AIM: Find the number of lines containing the string "code" in the data. Answer with the number by itself.

RECORDS SHOWN:
(begin)

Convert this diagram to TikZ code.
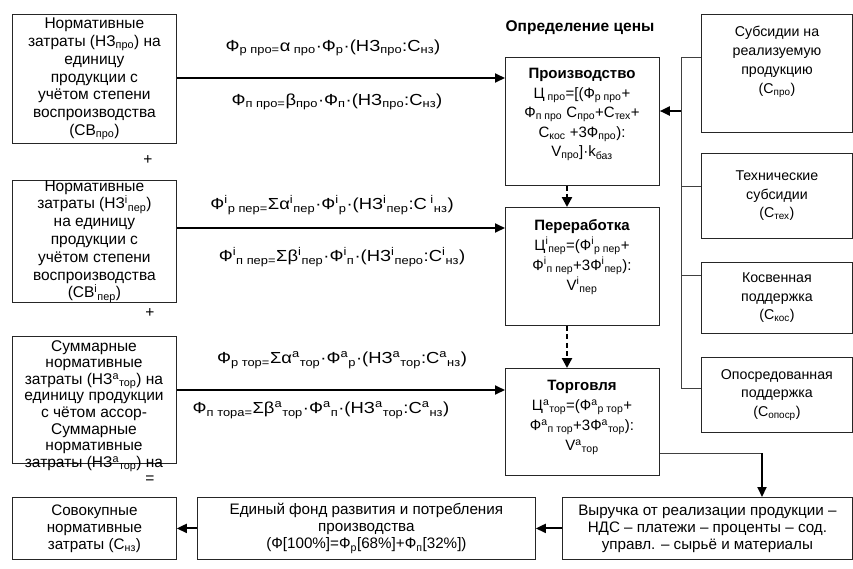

(end)
(begin)

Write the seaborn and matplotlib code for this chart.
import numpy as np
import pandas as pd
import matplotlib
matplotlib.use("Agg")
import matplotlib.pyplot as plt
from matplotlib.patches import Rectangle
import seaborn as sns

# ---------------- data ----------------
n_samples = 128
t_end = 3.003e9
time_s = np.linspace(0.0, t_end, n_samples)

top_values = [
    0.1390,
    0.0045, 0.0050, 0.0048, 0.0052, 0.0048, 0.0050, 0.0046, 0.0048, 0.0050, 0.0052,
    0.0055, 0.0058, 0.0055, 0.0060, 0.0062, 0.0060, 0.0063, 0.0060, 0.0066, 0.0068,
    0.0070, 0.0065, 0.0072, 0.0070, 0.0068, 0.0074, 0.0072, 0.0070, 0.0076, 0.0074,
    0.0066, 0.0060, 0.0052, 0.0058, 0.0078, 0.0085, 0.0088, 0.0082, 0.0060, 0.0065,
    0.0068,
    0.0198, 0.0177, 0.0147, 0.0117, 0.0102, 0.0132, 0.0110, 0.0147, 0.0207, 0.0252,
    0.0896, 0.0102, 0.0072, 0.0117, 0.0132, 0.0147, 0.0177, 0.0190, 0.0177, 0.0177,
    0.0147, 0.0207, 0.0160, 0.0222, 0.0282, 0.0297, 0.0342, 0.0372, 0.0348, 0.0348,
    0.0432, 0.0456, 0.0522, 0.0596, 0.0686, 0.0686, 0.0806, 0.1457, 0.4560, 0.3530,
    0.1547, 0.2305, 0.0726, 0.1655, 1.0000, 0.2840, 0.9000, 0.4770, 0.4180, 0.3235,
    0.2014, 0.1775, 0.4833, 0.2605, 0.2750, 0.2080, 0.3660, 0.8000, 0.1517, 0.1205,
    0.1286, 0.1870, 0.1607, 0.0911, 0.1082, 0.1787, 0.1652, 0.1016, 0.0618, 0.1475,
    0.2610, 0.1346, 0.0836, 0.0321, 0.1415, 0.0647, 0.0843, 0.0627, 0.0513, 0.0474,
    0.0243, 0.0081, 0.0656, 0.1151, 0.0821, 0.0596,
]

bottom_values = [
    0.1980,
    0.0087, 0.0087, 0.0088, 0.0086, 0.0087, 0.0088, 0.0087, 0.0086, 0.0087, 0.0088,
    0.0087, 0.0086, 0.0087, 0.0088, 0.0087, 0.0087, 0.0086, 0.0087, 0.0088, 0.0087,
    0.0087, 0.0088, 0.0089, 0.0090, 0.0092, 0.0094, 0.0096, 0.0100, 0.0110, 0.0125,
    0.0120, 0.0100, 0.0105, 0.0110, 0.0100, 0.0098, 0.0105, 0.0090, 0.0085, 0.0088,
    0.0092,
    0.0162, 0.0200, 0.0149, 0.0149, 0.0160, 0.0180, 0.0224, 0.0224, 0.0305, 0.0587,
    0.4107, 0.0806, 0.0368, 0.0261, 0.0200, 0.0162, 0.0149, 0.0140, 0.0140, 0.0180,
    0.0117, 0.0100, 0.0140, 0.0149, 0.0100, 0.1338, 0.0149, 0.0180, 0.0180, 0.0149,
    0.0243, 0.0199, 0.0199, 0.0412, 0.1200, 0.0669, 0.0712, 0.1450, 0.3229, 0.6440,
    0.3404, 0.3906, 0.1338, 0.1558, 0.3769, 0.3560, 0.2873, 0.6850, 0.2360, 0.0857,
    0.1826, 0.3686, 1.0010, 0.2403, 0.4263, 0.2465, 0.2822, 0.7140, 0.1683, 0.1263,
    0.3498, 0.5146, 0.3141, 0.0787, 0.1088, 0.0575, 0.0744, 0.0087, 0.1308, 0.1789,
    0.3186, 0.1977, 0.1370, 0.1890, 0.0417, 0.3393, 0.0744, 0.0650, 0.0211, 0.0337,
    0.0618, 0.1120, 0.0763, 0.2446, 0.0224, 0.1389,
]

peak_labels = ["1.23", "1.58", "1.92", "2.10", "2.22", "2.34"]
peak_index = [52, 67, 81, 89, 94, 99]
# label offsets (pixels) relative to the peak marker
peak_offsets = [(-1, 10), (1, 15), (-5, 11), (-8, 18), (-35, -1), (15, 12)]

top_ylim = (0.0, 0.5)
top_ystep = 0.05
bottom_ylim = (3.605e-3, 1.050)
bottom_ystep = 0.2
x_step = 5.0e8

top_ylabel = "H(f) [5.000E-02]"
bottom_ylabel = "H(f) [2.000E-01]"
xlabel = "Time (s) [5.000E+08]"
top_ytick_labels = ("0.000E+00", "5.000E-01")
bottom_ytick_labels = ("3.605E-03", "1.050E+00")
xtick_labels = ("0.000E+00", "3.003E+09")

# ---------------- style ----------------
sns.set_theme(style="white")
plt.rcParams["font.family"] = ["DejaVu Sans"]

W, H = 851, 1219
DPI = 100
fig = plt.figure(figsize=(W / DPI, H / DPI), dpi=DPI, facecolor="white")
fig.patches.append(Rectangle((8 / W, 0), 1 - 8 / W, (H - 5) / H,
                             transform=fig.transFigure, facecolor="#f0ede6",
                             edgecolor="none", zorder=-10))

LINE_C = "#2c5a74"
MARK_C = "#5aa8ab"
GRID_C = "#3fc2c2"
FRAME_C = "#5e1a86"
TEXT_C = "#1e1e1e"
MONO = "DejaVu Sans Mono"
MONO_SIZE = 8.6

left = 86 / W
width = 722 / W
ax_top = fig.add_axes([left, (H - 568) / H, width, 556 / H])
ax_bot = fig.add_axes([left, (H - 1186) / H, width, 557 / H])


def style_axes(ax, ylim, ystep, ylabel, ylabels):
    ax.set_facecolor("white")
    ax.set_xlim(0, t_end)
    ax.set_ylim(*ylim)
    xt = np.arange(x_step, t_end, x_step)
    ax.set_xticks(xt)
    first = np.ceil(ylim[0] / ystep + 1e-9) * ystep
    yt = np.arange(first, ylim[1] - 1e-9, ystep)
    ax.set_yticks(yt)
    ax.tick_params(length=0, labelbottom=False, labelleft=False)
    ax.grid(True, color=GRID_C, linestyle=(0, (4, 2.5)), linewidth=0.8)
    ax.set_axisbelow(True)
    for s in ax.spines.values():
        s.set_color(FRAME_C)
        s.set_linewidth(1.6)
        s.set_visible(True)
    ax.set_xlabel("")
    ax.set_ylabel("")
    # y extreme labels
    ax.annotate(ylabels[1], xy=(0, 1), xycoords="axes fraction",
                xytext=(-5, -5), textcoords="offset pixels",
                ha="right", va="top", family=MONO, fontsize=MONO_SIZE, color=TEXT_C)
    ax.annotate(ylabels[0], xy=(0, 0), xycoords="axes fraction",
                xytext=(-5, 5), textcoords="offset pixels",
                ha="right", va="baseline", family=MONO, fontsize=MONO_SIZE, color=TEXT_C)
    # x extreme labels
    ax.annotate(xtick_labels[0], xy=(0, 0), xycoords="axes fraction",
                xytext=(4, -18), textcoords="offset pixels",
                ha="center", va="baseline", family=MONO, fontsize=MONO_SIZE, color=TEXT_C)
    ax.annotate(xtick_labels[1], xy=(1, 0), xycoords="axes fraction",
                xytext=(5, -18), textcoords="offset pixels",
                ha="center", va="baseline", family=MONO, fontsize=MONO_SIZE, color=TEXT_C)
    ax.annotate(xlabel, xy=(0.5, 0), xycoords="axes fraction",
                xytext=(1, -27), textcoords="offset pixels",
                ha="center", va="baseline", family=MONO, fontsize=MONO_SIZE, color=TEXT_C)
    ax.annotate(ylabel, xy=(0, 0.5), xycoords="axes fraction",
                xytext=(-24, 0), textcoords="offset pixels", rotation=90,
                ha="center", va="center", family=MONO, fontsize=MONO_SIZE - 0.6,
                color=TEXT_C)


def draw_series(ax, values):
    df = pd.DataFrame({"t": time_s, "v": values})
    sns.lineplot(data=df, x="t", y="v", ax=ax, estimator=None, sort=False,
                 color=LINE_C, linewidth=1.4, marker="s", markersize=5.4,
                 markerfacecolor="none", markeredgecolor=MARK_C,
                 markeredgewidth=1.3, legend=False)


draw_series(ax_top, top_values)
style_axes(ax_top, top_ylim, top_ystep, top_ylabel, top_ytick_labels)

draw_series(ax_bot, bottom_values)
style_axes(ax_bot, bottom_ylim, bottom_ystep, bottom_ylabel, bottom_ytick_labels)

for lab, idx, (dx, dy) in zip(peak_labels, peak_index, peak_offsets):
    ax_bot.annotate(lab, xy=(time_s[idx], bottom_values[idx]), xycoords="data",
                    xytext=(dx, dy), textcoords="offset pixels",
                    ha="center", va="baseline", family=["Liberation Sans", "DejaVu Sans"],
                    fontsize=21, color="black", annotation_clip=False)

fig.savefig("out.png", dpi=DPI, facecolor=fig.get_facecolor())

(end)

TASK RESPONSE: 2